Iran should buy time at the moment as the plant to use enriched uranium not ready

WASHINGTON — Iran will have no problem if it halts works on uranium enrichment, at least for the time being, as is demanded of it through a UN Security Council resolution, some analysts here who are favourably disposed to Teheran, feel.

By From A Correspondent

  • Follow us on
  • google-news
  • whatsapp
  • telegram

Published: Tue 5 Sep 2006, 9:39 AM

Last updated: Sat 4 Apr 2015, 8:19 PM

“That is one way to ward off trouble and move ahead”, the analysts who didn't want to be identified, said in private comments.

Why not comply with the UN resolution, and at least buy time, rather than going on a confrontation course with the international community, they asked, wondering what could Iran do with enriched uranium, when it does not have advanced technology yet to go further ahead in its plans? “Russia is still building the Bushehr nuclear power plants, and it will not be until March next year when they are completed. So, why not go easy now, and why take matters to a head now”, they asked.

“Why should a man who does not have hair require a hair dryer or a cutting machine”, one analyst asked, even as there is general consensus that not much is known about Iran's secret programmes.

“Or, why should a place have gas stations if it does not have cars or vehicles?.”

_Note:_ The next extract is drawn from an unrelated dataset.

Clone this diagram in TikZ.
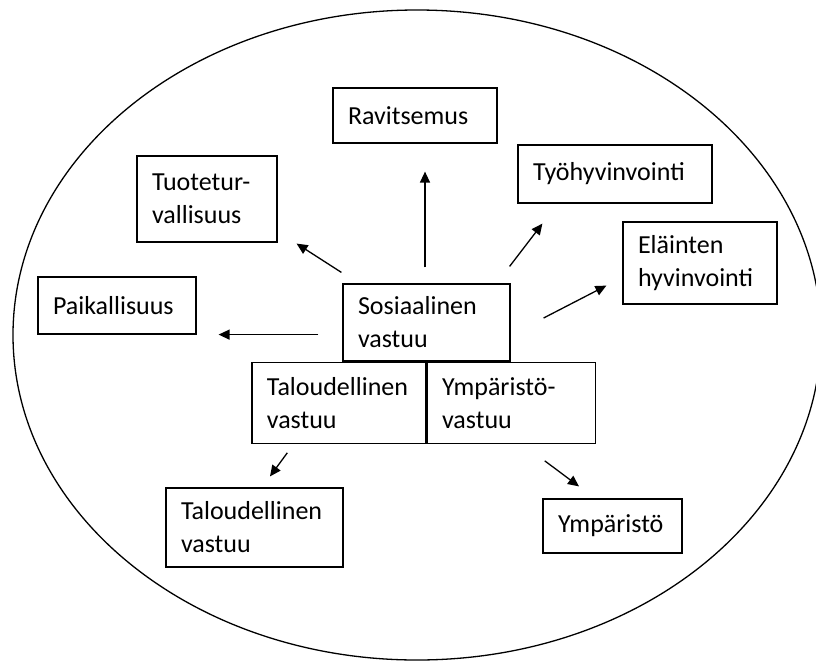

“The package that the EU and the US offered are good enough. Iran would do well to take it”, they felt, noting that it will help Iran gain time till next March, at least. “Then Iran will have the diplomatic means to proceed further”, they noted.

Meanwhile, UN Secretary-General Kofi Annan, who visited Teheran for two days, after the end of a UN deadline for nuclear compliance, failed to get Iran change its mind on its nuclear pursuits.

Teheran's stand is that its nuclear programme is for peaceful purposes, intended only to produce fuel for nuclear reactors that generate electricity. Not many are ready to believe this, and are of the view that Iran is bent upon making nuclear warheads.

The UN Security Council, in its meeting in July, has set August end as deadline for Iran to fall in line and suspend its uranium enrichment programme. Iran has rejected the call, leading to calls from the US for punitive measures.

Veto-holding Security Council members, Russia and China are opposed to imposing sanctions on Iran and are seeking time for a negotiated settlement of the matter and bigger role for International Atomic Energy Agency (IAEA) to sort the matter out.

Meanwhile, as reports say, the nuclear stand-off with the West is causing uncertainty inside Iran. Fears are that such uncertainties will work against Iran's economic well-being. For instance, senior officials were said to be withdrawing money from banks and moving them out of the country, for fear of sanctions and its adverse impact on the economy. The economy is shattered; it should not be made to suffer more.

Iran’s first priority should be to keep itself out of trouble. Sanctions can lead to serious problems for Iran, though such situations are not new to the country. Why court trouble when there is a way to ward off trouble.

Iran is already victorious, and has given a tough time to the US in the matter of its uranium enrichment plans. It therefore does not have to defy the UN Security Council resolution in order to prove its strengths.